By Angela Fuller, Assistant Registrar/Curatorial Assistant
December 24, 1807: Nicholas and Susan Longworth
“If ever there was time for joy—
For man and woman, girl and boy
To dance and sing, to shout and laugh,
The toast to pledge, the cup to quaff,
Of bright Catawba, sparkles shedding,
‘Tis on this gladsome GOLDEN WEDDING!”
These festive lines are found in an illustrated book commemorating the “Golden Wedding”—meaning the fiftieth wedding anniversary—of former Taft historic house residents Nicholas Longworth and Susan Howell Connor Longworth. The couple had lived in the Pike Street mansion for nearly thirty years by the time this merry event occurred. In the book, poems humorously recount short biographies of the bride and groom, how they met, and their nuptials on Christmas Eve in 1807, among other events. (See the book on view in the Sinton Gallery in the current exhibition, Built to Last | The Taft Historic House at 200.) According to this account, the Longworths were married in a double ceremony, with both brides named Susan. Nicholas, a young lawyer at the time, apparently worked so late on his own wedding day that he barely had time to shave or dress properly. Despite this inauspicious beginning:
“. . . they would, for fifty years,
Of clouds and sunshine, smiles and tears,
Exist together ‘neath the sun
In loving union joined as one—"
The Golden Wedding book’s title page presents an abbreviated version of the Longworths’ love story. At top left, the young Nicholas and Susan clasp hands as Cupid emerges from a rose, preparing to shoot them with an arrow. Below these figures, cherubs frolic among grapevines, bearing symbols of the couple’s longevity and prosperity: an evergreen tree, a cornucopia of flowers, and a bottle of Longworth’s famous sparkling Catawba wine. An anchor at the bottom left corner of the page, near another portrait of the lovers, signifies their steadfast bond. In this second depiction, an older Nicholas and Susan seem to merge into one entity, their heads appearing to sprout from the same body. On another page, detailed likenesses of the two remain separate but firmly entwined within the same elaborate frame. These sentimental words and images of the couple may seem somewhat saccharine to us today, but they reflect a new attitude toward family life that arose in 19th-century America: the concept that mutual affection and personal compatibility—rather than the acquisition of wealth, status, or resources—could be an ideal foundation for marriage.

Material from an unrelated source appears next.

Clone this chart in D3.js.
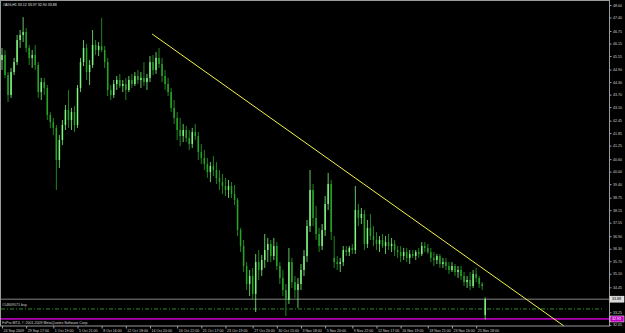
<!DOCTYPE html>
<html>
<head>
<meta charset="utf-8">
<script src="https://cdn.jsdelivr.net/npm/d3@7"></script>
<style>
html, body { margin: 0; padding: 0; background: #000; }
svg { display: block; }
text { font-family: "Liberation Sans", Arial, sans-serif; }
</style>
</head>
<body>
<div id="chart"></div>
<script>
// bars (one per slot)
var openP = [45.36,45.60,44.64,43.68,44.78,45.26,46.32,46.56,46.70,45.94,
45.46,45.60,45.12,43.82,44.30,44.02,42.72,42.38,42.10,40.56,
41.52,42.24,42.96,42.48,42.86,42.24,44.02,45.26,45.94,44.78,
45.12,46.08,45.84,46.03,45.84,45.26,43.92,43.68,44.21,44.40,
44.11,44.21,43.92,44.40,44.21,44.59,44.40,44.50,44.30,44.50,
45.26,44.88,45.46,45.17,44.59,44.21,43.82,43.06,42.58,42.00,
41.71,42.00,41.62,41.33,41.90,41.71,40.94,40.66,40.37,39.98,
40.27,40.08,39.70,39.50,39.31,39.12,39.31,38.93,38.64,37.20,
36.43,35.47,34.61,34.99,34.13,35.66,35.28,35.76,36.24,36.53,
35.95,36.43,35.47,34.90,34.32,33.84,35.66,34.70,34.32,34.61,
35.28,35.95,37.39,39.12,37.78,37.01,36.43,37.20,38.45,39.41,
35.86,35.66,35.57,35.66,36.24,36.14,36.34,36.24,38.16,37.78,
37.97,36.53,37.30,36.91,36.72,36.53,36.72,36.43,36.62,36.43,
36.53,36.24,36.14,35.95,36.14,35.86,36.05,35.95,36.14,36.05,
36.43,36.34,36.14,35.86,35.76,35.95,35.57,35.66,35.47,35.28,
35.47,35.18,35.28,34.99,34.70,34.80,34.51,35.09,34.90,34.61,
33.12];
var highP = [45.94,45.84,44.78,44.98,45.46,46.56,46.80,47.42,46.90,46.08,
45.84,46.08,45.26,44.50,44.50,44.16,42.86,42.58,42.24,41.76,
42.48,43.20,43.92,43.06,43.15,44.16,45.46,46.32,46.13,45.36,
46.80,46.32,46.22,47.38,46.03,45.46,44.16,44.40,44.59,44.69,
44.40,44.50,44.59,44.69,44.78,44.88,44.78,45.26,44.69,45.55,
45.60,45.74,45.94,45.46,44.88,44.50,44.02,43.44,42.86,42.58,
42.29,42.19,42.00,42.10,42.29,41.90,41.33,41.04,40.66,40.46,
40.75,40.46,40.08,39.89,39.70,39.60,39.50,39.36,38.74,37.30,
36.72,35.66,35.28,35.38,36.05,36.24,36.00,37.01,36.82,36.72,
36.82,36.62,35.66,35.28,34.61,36.34,35.86,34.99,34.90,35.57,
36.24,37.68,40.08,39.41,38.35,37.30,37.49,38.83,39.94,39.60,
36.91,35.95,35.86,36.43,36.43,36.43,36.53,39.31,38.45,38.26,
38.16,37.68,37.97,37.39,37.10,36.91,37.01,36.91,37.01,36.82,
36.72,36.43,36.43,36.34,36.34,36.24,36.24,36.24,36.34,36.62,
36.62,36.53,36.34,36.14,36.05,36.05,35.86,35.86,35.66,35.66,
35.57,35.47,35.47,35.18,34.99,35.18,35.28,35.38,34.99,34.70,
33.97];
var lowP = [44.88,44.50,43.34,43.54,44.64,45.12,45.94,46.22,45.74,45.12,
44.98,44.88,43.54,43.44,43.68,42.48,42.10,41.76,39.12,40.18,
41.28,42.00,42.10,42.00,41.90,42.10,43.82,45.07,44.40,44.16,
44.98,45.60,45.55,45.74,44.98,43.63,43.44,43.54,43.92,44.02,
43.82,43.44,43.82,44.02,44.11,44.21,44.02,44.11,43.92,44.30,
44.64,44.69,44.98,44.30,43.92,43.63,42.86,42.29,41.52,41.23,
41.42,41.42,41.04,41.14,41.52,40.56,40.37,40.08,39.70,39.50,
39.79,39.41,39.12,38.93,38.83,38.74,38.74,38.40,36.91,36.14,
35.18,34.32,34.03,33.84,33.26,34.80,34.99,35.38,35.66,35.66,
35.76,35.28,34.61,34.03,33.07,33.65,34.42,33.94,33.46,34.32,
34.99,35.66,37.10,37.39,36.72,36.14,36.24,36.91,38.16,36.72,
35.38,35.28,35.18,35.47,35.95,35.95,36.05,36.05,37.39,37.49,
36.24,36.34,36.72,36.43,36.24,36.14,36.34,36.05,36.24,36.14,
35.95,35.86,35.66,35.76,35.66,35.57,35.86,35.76,35.86,35.95,
36.14,36.05,35.66,35.47,35.57,35.38,35.38,35.28,35.09,35.18,
34.99,34.90,34.80,34.51,34.42,34.32,34.42,34.70,34.42,34.32,
32.90];
var closeP = [45.60,44.64,43.68,44.78,45.26,46.32,46.56,46.70,45.94,45.46,
45.60,45.12,43.82,44.30,44.02,42.72,42.38,42.10,40.56,41.52,
42.24,42.96,42.48,42.86,42.24,44.02,45.26,45.94,44.78,45.12,
46.08,45.84,46.03,45.84,45.26,43.92,43.68,44.21,44.40,44.11,
44.21,43.92,44.40,44.21,44.59,44.40,44.50,44.30,44.50,45.26,
44.88,45.46,45.17,44.59,44.21,43.82,43.06,42.58,42.00,41.71,
42.00,41.62,41.33,41.90,41.71,40.94,40.66,40.37,39.98,40.27,
40.08,39.70,39.50,39.31,39.12,39.31,38.93,38.64,37.20,36.43,
35.47,34.61,34.99,34.13,35.66,35.28,35.76,36.24,36.53,35.95,
36.43,35.47,34.90,34.32,33.84,35.66,34.70,34.32,34.61,35.28,
35.95,37.39,39.12,37.78,37.01,36.43,37.20,38.45,39.41,37.10,
35.66,35.57,35.66,36.24,36.14,36.34,36.24,38.16,37.78,37.97,
36.53,37.30,36.91,36.72,36.53,36.72,36.43,36.62,36.43,36.53,
36.24,36.14,35.95,36.14,35.86,36.05,35.95,36.14,36.05,36.43,
36.34,36.14,35.86,35.76,35.95,35.57,35.66,35.47,35.28,35.47,
35.18,35.28,34.99,34.70,34.80,34.51,35.09,34.90,34.61,34.51,
33.88];

// axis labels
var priceTicks = [48.00,47.40,46.75,46.15,45.55,44.90,44.30,43.70,43.10,42.45,41.85,41.25,40.60,
  40.00,39.40,38.75,38.15,37.55,36.90,36.30,35.70,35.10,34.45,33.85,33.25,32.65];
var timeTickIndex = [0,8,17,25,33,41,49,58,66,74,83,91,99,107,116,124,132,141,149,157];
var timeLabels = ["24 Sep 2009","29 Sep 17:00","1 Oct 19:00","5 Oct 21:00","8 Oct 16:00","12 Oct 18:00",
  "14 Oct 20:00","16 Oct 22:00","21 Oct 17:00","23 Oct 19:00","27 Oct 20:00","30 Oct 15:00",
  "3 Nov 18:00","5 Nov 20:00","9 Nov 22:00","12 Nov 17:00","16 Nov 19:00","18 Nov 21:00",
  "23 Nov 16:00","25 Nov 18:00"];

// levels and the trend line
var bidPrice = 33.88;
var orderPrice = 33.41;
var stopPrice = 32.93;
var trendIndex = [49.7, 186.1];
var trendPrice = [46.61, 32.59];

var titleText = "#AIG,H1  33.12 33.97 32.90 33.88";
var orderText = "#14809571 buy";
var copyText = "FxPro MT4, \u00a9 2001-2009 MetaQuotes Software Corp.";

var width = 625, height = 333;
var plotRight = 609.5, plotBottom = 326;

var svg = d3.select("#chart").append("svg").attr("width", width).attr("height", height);
svg.append("rect").attr("width", width).attr("height", height).attr("fill", "#000");

var xScale = d3.scaleLinear().domain([0, 200]).range([2, 606]);
var yScale = d3.scaleLinear().domain([33.25, 48.00]).range([312.3, 5]);

svg.append("defs").append("clipPath").attr("id", "plot")
  .append("rect").attr("x", 1).attr("y", 1).attr("width", plotRight - 1).attr("height", plotBottom - 1);

var plot = svg.append("g").attr("clip-path", "url(#plot)");

// frame
svg.append("rect")
  .attr("x", 0.5).attr("y", 0.5)
  .attr("width", plotRight - 0.5).attr("height", plotBottom - 0.5)
  .attr("fill", "none").attr("stroke", "#9a9a9a").attr("stroke-width", 1);

// horizontal levels
plot.append("line")
  .attr("x1", 1).attr("x2", plotRight)
  .attr("y1", yScale(bidPrice)).attr("y2", yScale(bidPrice))
  .attr("stroke", "#a8a8a8").attr("stroke-width", 0.8);

plot.append("line")
  .attr("x1", 1).attr("x2", 604)
  .attr("y1", yScale(orderPrice)).attr("y2", yScale(orderPrice))
  .attr("stroke", "#2fa02f").attr("stroke-width", 0.9)
  .attr("stroke-dasharray", "4,2,1,2");

plot.append("line")
  .attr("x1", 1).attr("x2", plotRight)
  .attr("y1", yScale(stopPrice)).attr("y2", yScale(stopPrice))
  .attr("stroke", "#b000b0").attr("stroke-width", 1.8);

// candles
var bars = d3.range(closeP.length).map(function(i) {
  return { i: i, o: openP[i], h: highP[i], l: lowP[i], c: closeP[i] };
});

function barColor(d) { return d.c >= d.o ? "#7ef57e" : "#26a626"; }

plot.append("g").selectAll("line")
  .data(bars)
  .enter()
  .append("line")
  .attr("x1", function(d) { return xScale(d.i); })
  .attr("x2", function(d) { return xScale(d.i); })
  .attr("y1", function(d) { return yScale(d.h); })
  .attr("y2", function(d) { return yScale(d.l); })
  .attr("stroke", barColor)
  .attr("stroke-width", 0.8);

plot.append("g").selectAll("rect")
  .data(bars)
  .enter()
  .append("rect")
  .attr("x", function(d) { return xScale(d.i) - 0.75; })
  .attr("width", 1.5)
  .attr("y", function(d) { return yScale(Math.max(d.o, d.c)); })
  .attr("height", function(d) { return Math.max(0.8, Math.abs(yScale(d.o) - yScale(d.c))); })
  .attr("fill", barColor);

// trend line
var trend = d3.line()
  .x(function(d) { return xScale(d[0]); })
  .y(function(d) { return yScale(d[1]); });

plot.append("path")
  .datum(d3.zip(trendIndex, trendPrice))
  .attr("d", trend)
  .attr("fill", "none")
  .attr("stroke", "#f2f24a")
  .attr("stroke-width", 1);

// texts in the plot
plot.append("text").attr("x", 3).attr("y", 5.6)
  .attr("fill", "#e0e0e0").style("font-size", "3.6px").text(titleText);
plot.append("text").attr("x", 2).attr("y", yScale(orderPrice) - 2.6)
  .attr("fill", "#d0d0d0").style("font-size", "3.6px").text(orderText);
plot.append("text").attr("x", 2).attr("y", 324.4)
  .attr("fill", "#d8d8d8").style("font-size", "3.6px").text(copyText);

// price axis
var yAxis = svg.append("g")
  .attr("transform", "translate(" + plotRight + ",0)")
  .call(d3.axisRight(yScale).tickValues(priceTicks).tickFormat(d3.format(".2f"))
    .tickSize(2).tickSizeOuter(0).tickPadding(1.5));
yAxis.select(".domain").remove();
yAxis.selectAll(".tick line").attr("stroke", "#a0a0a0");
yAxis.selectAll("text").attr("fill", "#d0d0d0").style("font-size", "3.6px")
  .style("font-family", "Liberation Sans, Arial, sans-serif");

// price boxes on the axis
function priceBox(p, fill, color) {
  var g = svg.append("g");
  g.append("rect")
    .attr("x", plotRight + 0.5).attr("y", yScale(p) - 3)
    .attr("width", 14).attr("height", 6)
    .attr("fill", fill).attr("stroke", "#ffffff").attr("stroke-width", 0.5);
  g.append("text")
    .attr("x", plotRight + 2.5).attr("y", yScale(p) + 1.3)
    .attr("fill", color).style("font-size", "3.6px")
    .text(d3.format(".2f")(p));
}
priceBox(bidPrice, "#d8d8d8", "#000");
priceBox(stopPrice, "#c000c0", "#fff");

// time axis
var xAxis = svg.append("g")
  .attr("transform", "translate(0," + plotBottom + ")")
  .call(d3.axisBottom(xScale).tickValues(timeTickIndex)
    .tickFormat(function(d, i) { return timeLabels[i]; })
    .tickSize(2.5).tickSizeOuter(0).tickPadding(0.5));
xAxis.select(".domain").remove();
xAxis.selectAll(".tick line").attr("stroke", "#a0a0a0");
xAxis.selectAll("text")
  .attr("text-anchor", "start").attr("x", 1)
  .attr("fill", "#d0d0d0").style("font-size", "3.6px")
  .style("font-family", "Liberation Sans, Arial, sans-serif");
</script>
</body>
</html>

Eliza Potter, a hairdresser hired to style Susan Longworth’s hair for the party, describes the celebration:
“Never again, do I expect to witness in this city, or perhaps anywhere, such a scene as I saw that night. There was an immense number assembled; old and young and middle aged and all, seemed full of happiness. Tables were set in two large rooms that opened into each other; they were elegantly and beautifully spread, filled with every delicacy, and all kinds of wine.” (Eliza Potter, A Hairdresser’s Experience in High Life, published by the author, Cincinnati: 1859, reprinted by the University of North Carolina Press, Chapel Hill: 2009.)
December 4, 1873: Charles and Anna Taft
Like the Longworths, Anna Sinton Taft and Charles Phelps Taft, the Pike Street residence’s final occupants, also celebrated their wedding anniversary in December. The Tafts were married in the house’s “large main salon” (now called the Music Room) on December 4, 1873.
As Anna was the only surviving child of multimillionaire David Sinton and his late wife Jane Ellison Sinton, no expenses were spared for this joyous occasion. The Cincinnati Enquirer proclaimed the Sinton-Taft wedding the “social event of the season” and printed a lavish description of it the following day:
“The nuptials . . . were . . . surrounded by all that glamour which flowers, the garnering of which depletes hot-houses, and music that fills the air with sensuous melody, can envelop the union of man and woman in marriage, the consummation of youthful love. . . . The bridal party stood under an exquisite canopy of evergreens, just opposite the main door of the parlor. . . . From the center of the ceiling . . . hung a marriage-bell of pure white exotics of exquisite beauty. . . . The bride’s dress was of . . . satin, cut low and demi-trained, trimmed heavily with [lace], and gracefully trimmed with orange flowers. . . . The ornaments were pearls and diamonds.” (“Nuptials Extraordinary: The Taft-Sinton Wedding Last Night—The Social Event of the Season,” Cincinnati Enquirer, December 5, 1873)
This photograph of the happy couple was taken about seven years into their marriage, when the Tafts were in their thirties, the parents of three small children. Anna casually rests her arm on Charles’s knee, and their limbs form a visual knot at the center of the image, a gesture that appears genuinely affectionate. The Tafts lived to enjoy more than fifty years of marriage in their mansion, where together they built a family, an art collection, and founded a museum.
The next time you visit the Taft Museum of Art, consider the countless happy times that have taken place inside it—200 years of anniversaries, birthdays, holiday celebrations, family reunions, parties, and weddings. This history makes the Taft such a special place.